▶ Instructions to follow
Among the entries below, find the line with "Generate a component", then quote it and each following line up to and including the line with "2, max: 7, step: 0.5", and nothing else.

....................

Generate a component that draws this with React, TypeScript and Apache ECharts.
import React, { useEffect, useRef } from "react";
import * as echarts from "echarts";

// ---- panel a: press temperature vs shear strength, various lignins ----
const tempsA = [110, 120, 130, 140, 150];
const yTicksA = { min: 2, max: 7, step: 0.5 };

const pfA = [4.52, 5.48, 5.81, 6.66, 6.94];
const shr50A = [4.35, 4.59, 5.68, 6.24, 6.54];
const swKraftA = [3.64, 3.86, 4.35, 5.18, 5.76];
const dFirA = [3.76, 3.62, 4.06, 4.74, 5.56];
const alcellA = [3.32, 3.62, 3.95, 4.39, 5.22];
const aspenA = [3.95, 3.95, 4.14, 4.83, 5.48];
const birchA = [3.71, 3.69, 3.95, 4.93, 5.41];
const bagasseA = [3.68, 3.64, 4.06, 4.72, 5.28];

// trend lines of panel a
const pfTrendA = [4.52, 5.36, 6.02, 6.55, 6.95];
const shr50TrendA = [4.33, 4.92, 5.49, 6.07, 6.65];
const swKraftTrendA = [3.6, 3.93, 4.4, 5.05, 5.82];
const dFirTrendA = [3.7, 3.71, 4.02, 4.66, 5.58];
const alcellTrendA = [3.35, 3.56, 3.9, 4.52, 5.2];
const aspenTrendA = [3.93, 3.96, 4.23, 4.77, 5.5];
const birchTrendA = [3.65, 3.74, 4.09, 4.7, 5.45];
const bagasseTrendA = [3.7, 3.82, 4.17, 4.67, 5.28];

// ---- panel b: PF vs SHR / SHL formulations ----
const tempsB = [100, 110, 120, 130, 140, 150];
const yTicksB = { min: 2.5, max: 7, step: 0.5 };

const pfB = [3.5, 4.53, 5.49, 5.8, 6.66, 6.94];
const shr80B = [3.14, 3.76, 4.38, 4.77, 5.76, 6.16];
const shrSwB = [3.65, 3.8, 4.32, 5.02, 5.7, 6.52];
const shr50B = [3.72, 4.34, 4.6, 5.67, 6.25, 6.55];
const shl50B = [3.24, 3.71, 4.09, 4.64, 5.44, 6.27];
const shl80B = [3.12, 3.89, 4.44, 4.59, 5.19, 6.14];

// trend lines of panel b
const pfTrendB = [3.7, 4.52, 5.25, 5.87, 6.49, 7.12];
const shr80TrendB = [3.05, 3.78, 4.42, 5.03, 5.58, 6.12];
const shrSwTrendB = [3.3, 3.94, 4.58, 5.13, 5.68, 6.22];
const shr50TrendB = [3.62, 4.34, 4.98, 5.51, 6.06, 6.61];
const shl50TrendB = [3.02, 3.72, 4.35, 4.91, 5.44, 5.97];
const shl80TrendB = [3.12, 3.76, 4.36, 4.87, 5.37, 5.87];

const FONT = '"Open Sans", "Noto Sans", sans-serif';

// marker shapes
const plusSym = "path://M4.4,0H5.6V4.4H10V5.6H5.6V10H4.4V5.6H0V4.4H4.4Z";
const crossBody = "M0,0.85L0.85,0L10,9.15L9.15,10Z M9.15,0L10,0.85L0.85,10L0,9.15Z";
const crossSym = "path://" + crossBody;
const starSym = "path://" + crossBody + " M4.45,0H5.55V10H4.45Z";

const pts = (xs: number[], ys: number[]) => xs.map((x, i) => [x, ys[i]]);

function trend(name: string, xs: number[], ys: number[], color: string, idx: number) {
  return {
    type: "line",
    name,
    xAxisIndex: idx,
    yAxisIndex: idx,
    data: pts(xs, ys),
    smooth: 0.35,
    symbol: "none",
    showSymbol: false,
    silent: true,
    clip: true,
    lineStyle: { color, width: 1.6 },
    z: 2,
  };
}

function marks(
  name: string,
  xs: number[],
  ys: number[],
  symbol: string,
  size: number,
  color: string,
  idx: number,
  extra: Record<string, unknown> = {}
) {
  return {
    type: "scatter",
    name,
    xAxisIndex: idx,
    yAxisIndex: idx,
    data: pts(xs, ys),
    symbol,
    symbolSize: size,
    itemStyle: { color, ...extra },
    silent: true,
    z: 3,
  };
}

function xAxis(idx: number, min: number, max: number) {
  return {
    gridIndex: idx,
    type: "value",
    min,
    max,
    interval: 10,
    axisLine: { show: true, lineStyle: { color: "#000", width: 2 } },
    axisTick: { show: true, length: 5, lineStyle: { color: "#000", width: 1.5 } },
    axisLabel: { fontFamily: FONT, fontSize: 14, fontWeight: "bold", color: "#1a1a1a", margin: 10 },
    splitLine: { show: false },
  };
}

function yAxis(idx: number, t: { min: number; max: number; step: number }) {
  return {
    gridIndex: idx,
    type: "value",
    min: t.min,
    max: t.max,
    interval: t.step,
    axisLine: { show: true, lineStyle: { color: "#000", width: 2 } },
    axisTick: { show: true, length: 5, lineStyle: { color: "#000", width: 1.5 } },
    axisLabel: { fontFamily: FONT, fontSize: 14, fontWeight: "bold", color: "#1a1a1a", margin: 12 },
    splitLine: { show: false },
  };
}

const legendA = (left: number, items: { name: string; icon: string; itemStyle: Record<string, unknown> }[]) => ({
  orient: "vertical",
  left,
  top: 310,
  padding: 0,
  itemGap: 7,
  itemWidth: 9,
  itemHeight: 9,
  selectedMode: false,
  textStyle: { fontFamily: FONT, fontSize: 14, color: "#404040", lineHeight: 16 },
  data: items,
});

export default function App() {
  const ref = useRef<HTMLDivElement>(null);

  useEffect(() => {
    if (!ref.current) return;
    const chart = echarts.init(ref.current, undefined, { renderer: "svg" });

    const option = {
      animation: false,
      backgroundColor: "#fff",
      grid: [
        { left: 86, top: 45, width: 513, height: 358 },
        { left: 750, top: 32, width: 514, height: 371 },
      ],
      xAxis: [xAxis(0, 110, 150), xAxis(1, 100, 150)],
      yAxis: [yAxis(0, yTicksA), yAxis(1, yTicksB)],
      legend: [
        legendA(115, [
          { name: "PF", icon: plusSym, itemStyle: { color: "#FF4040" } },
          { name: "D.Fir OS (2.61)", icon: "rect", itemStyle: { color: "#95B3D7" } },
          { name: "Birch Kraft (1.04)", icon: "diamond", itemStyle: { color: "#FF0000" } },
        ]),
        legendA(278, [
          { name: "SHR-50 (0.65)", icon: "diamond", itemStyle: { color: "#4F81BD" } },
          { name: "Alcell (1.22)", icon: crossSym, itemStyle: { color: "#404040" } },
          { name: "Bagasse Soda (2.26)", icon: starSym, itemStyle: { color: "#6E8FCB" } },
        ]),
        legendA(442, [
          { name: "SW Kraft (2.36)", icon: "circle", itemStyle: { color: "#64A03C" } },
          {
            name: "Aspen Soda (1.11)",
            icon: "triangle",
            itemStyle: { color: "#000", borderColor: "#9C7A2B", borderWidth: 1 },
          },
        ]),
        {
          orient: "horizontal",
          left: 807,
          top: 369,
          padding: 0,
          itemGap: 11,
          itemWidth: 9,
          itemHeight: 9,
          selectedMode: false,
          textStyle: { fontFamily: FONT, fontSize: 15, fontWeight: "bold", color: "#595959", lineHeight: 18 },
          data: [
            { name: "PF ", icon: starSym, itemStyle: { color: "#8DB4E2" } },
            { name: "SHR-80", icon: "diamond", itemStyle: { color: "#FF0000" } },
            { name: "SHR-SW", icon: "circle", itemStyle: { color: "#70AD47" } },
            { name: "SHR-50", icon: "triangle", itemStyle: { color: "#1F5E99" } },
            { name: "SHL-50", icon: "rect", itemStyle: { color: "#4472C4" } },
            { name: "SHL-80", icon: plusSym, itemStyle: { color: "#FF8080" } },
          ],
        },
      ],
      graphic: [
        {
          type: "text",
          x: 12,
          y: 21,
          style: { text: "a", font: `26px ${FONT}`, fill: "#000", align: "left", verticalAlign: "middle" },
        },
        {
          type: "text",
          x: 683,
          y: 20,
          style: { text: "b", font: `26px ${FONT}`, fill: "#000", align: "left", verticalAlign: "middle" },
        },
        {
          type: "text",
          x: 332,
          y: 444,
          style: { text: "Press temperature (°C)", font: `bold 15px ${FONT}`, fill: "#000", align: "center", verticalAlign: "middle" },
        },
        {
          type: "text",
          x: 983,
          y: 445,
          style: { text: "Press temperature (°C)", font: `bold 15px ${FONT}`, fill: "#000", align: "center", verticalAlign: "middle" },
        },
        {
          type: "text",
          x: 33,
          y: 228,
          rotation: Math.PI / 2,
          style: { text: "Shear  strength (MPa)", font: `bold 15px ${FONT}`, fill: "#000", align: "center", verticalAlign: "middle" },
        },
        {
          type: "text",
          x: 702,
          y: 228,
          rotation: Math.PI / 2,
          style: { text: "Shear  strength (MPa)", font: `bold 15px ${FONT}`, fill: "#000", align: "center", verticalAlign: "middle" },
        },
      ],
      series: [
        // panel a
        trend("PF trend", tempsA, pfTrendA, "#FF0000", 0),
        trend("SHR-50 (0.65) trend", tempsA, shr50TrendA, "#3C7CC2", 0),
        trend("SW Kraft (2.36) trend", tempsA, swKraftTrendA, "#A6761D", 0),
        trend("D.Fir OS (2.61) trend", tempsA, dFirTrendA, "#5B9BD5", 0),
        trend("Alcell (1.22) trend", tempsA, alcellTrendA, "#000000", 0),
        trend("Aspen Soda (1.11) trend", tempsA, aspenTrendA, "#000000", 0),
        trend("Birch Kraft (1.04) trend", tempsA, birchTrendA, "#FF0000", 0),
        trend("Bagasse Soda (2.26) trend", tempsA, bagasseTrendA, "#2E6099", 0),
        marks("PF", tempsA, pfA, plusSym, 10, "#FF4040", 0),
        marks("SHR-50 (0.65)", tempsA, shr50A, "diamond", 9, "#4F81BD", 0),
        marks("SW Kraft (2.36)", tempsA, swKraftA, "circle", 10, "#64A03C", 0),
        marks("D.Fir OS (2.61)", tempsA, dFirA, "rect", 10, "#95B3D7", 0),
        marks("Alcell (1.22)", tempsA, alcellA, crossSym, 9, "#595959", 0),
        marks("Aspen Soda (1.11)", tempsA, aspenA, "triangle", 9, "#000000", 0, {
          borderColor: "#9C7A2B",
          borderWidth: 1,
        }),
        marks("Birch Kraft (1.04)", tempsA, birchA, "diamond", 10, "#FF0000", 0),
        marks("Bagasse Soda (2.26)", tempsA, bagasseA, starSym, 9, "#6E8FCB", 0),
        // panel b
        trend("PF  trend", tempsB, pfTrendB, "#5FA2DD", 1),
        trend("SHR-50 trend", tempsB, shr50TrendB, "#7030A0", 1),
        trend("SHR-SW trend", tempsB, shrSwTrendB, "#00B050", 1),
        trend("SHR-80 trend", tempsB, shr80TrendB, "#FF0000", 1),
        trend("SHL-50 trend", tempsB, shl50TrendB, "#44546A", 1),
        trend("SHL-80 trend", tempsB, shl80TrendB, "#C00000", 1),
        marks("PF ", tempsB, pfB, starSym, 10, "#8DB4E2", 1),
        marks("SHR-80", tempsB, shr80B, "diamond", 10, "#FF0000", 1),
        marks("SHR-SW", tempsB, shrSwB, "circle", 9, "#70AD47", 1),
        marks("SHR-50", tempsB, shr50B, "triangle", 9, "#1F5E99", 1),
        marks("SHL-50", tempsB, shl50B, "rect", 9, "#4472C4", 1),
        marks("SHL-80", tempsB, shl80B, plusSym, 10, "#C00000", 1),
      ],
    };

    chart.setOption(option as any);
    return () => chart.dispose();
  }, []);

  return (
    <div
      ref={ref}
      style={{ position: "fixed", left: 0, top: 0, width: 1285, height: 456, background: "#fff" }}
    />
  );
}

....................

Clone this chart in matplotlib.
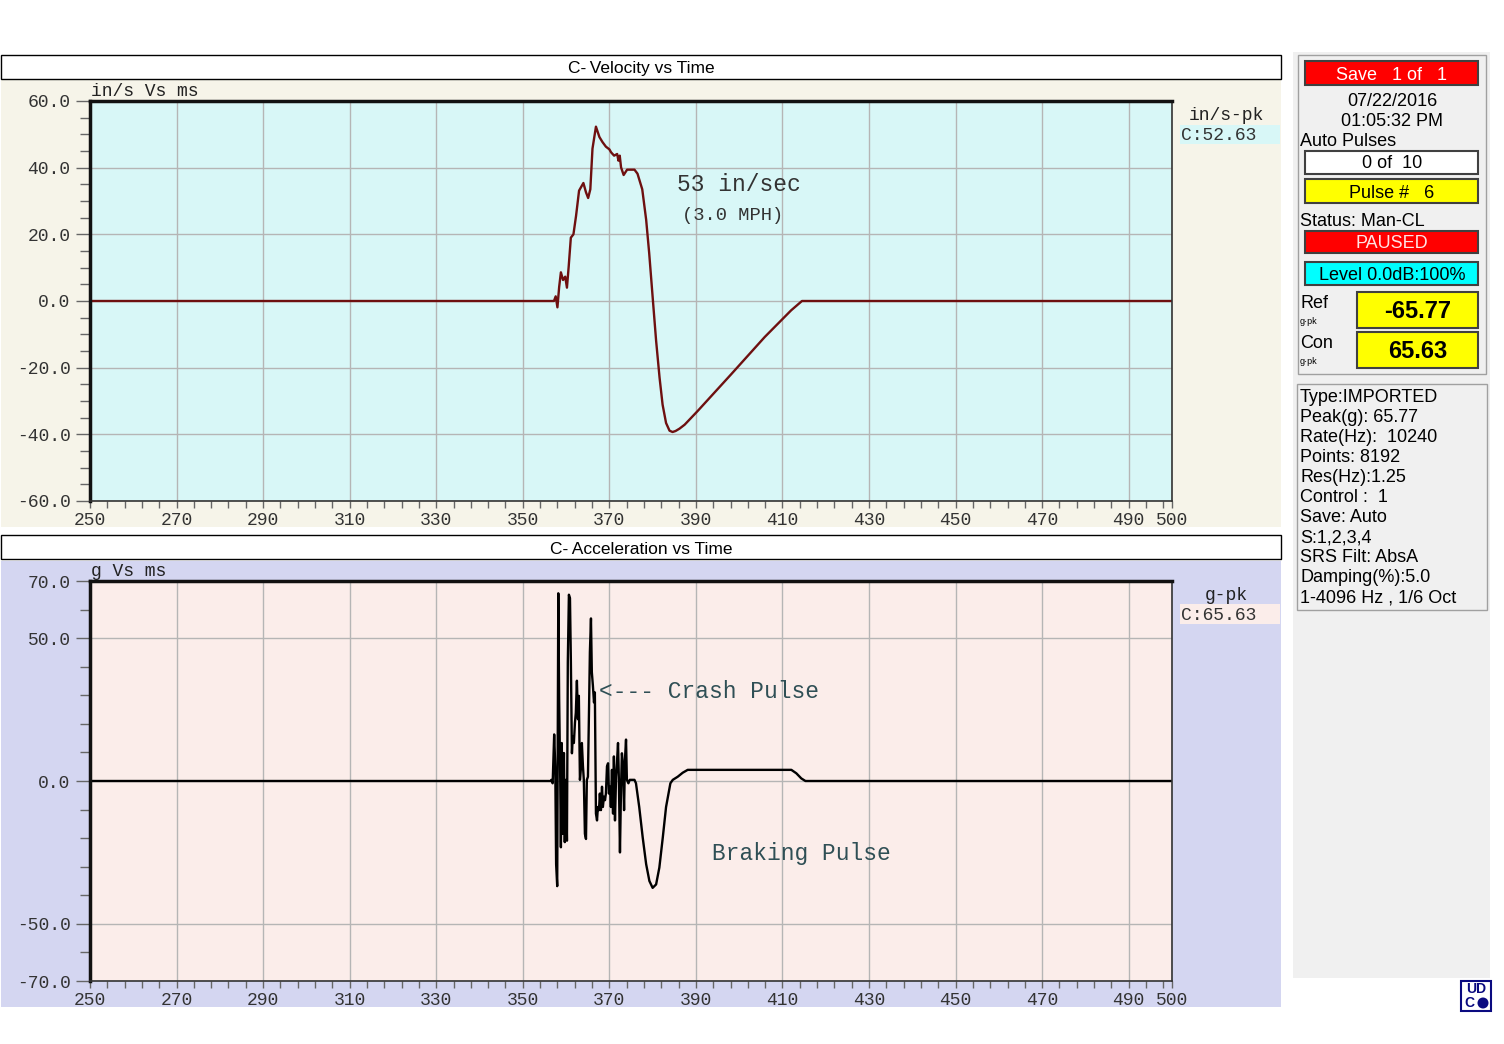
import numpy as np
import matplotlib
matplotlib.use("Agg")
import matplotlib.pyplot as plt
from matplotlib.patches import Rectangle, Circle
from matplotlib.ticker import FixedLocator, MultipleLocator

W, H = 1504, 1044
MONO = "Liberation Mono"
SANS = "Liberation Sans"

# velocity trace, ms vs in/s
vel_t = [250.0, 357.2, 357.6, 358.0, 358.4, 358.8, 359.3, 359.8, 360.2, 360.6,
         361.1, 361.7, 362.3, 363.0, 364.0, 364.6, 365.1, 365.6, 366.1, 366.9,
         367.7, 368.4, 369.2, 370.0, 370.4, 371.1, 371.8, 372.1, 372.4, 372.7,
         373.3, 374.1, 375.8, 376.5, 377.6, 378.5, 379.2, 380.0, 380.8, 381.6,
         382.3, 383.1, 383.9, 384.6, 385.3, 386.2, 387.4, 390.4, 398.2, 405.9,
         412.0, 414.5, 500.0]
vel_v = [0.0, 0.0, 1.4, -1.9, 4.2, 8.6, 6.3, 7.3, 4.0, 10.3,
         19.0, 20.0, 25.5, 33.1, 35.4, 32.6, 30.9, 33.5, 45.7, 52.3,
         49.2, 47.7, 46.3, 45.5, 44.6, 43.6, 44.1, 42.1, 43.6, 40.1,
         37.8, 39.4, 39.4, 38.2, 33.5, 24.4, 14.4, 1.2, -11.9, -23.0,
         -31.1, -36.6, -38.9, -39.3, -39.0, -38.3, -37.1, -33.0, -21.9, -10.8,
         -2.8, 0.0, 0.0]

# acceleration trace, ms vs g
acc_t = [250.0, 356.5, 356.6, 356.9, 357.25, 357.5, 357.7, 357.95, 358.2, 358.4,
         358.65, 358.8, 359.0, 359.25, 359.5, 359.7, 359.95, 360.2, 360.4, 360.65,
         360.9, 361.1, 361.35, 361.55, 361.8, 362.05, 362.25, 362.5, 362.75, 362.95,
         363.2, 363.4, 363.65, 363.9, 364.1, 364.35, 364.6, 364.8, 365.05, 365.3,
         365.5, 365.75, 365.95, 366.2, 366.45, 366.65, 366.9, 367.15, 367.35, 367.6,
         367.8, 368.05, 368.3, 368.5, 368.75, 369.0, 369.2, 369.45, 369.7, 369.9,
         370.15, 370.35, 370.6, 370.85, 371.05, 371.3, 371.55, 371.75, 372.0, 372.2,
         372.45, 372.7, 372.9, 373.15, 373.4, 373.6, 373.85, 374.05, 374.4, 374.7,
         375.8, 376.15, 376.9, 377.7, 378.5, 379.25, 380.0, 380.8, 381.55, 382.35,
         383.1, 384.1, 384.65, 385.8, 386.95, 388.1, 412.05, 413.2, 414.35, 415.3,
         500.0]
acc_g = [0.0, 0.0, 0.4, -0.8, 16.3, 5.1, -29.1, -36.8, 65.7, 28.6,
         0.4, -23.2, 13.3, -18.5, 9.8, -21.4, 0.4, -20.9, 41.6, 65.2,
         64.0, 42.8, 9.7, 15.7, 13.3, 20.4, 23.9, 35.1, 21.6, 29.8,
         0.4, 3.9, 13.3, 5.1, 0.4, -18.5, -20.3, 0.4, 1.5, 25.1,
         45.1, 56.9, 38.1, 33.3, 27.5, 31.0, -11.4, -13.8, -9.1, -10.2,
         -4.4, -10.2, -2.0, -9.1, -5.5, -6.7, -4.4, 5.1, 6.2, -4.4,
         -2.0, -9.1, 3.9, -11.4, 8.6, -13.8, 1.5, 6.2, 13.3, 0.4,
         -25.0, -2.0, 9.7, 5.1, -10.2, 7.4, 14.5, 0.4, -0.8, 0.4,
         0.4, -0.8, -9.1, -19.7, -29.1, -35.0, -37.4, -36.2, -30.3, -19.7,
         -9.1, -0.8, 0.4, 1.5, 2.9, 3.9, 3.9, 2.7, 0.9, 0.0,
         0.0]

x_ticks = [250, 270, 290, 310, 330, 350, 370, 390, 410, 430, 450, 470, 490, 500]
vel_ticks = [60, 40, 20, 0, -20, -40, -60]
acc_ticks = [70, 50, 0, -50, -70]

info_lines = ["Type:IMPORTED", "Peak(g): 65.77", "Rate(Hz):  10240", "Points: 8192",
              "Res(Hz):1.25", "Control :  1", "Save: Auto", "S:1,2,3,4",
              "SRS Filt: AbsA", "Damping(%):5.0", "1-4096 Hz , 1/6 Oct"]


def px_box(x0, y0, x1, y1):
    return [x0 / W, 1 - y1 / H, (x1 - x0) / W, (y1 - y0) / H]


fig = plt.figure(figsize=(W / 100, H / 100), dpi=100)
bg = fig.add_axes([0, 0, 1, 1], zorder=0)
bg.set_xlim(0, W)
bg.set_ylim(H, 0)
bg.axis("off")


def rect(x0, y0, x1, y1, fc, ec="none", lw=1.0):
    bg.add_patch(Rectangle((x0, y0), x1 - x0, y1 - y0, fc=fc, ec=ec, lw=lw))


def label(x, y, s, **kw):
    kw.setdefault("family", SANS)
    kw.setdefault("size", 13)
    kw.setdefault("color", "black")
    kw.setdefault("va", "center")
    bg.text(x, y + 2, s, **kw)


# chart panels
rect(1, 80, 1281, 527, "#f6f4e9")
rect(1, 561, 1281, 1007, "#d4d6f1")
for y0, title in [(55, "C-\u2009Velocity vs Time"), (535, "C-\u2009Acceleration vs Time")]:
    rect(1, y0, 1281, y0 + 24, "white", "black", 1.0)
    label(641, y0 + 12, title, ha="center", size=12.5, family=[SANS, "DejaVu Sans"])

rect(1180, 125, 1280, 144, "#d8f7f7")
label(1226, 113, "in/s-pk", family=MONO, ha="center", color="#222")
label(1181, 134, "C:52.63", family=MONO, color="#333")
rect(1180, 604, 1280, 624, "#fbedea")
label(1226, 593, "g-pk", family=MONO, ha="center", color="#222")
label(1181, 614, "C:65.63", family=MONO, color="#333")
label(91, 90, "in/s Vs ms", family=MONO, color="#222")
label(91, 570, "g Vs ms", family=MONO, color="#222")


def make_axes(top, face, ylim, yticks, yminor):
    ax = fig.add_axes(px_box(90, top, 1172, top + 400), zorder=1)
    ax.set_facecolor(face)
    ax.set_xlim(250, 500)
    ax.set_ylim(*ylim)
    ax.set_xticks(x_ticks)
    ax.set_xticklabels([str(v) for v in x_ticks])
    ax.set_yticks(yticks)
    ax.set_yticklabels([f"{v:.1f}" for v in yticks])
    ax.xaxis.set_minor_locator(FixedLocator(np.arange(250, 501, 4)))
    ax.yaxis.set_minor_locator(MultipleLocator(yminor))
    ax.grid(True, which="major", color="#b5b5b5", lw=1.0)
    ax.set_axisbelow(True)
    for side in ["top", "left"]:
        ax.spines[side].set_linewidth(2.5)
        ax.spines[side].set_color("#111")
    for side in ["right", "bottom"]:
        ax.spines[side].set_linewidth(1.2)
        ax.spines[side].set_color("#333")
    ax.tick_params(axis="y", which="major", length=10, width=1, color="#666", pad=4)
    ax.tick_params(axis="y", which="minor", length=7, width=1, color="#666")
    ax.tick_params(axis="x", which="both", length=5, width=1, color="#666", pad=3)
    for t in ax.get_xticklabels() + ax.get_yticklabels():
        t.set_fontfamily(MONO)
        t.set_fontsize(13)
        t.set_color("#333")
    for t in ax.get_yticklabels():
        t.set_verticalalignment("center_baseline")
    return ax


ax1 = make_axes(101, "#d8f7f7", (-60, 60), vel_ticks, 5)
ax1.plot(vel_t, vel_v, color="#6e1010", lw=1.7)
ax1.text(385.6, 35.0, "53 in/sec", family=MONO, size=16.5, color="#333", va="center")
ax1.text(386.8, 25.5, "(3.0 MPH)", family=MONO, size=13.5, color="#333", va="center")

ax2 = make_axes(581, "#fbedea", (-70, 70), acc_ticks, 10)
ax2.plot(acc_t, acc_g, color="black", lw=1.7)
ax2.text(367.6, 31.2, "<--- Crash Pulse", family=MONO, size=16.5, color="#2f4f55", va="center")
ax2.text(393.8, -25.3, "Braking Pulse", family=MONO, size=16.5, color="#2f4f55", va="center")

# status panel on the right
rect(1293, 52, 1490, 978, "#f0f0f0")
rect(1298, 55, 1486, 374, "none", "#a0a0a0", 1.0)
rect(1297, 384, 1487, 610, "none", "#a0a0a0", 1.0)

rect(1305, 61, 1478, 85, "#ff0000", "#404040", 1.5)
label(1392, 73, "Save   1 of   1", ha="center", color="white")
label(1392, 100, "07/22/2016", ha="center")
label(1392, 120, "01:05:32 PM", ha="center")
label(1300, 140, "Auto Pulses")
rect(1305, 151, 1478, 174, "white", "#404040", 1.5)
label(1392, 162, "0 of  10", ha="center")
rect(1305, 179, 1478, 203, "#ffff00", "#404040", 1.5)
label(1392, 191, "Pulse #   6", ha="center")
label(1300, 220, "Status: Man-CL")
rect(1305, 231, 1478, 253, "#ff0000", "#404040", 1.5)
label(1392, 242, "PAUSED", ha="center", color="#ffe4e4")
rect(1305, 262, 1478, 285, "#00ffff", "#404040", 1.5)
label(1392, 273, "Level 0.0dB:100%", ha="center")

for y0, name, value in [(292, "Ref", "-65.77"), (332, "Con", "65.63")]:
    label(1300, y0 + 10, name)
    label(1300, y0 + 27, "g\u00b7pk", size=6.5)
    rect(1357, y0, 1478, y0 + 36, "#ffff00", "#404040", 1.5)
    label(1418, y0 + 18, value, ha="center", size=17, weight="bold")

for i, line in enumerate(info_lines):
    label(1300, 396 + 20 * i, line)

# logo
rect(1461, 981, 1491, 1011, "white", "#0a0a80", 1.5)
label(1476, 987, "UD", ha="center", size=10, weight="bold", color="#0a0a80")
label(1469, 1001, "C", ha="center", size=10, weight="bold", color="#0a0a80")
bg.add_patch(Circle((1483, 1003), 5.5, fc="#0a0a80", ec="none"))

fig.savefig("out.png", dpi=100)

....................

▶ Answer to the problem
Generate a component that draws this with React, TypeScript and Apache ECharts.
import React, { useEffect, useRef } from "react";
import * as echarts from "echarts";

// ---- panel a: press temperature vs shear strength, various lignins ----
const tempsA = [110, 120, 130, 140, 150];
const yTicksA = { min: 2, max: 7, step: 0.5 };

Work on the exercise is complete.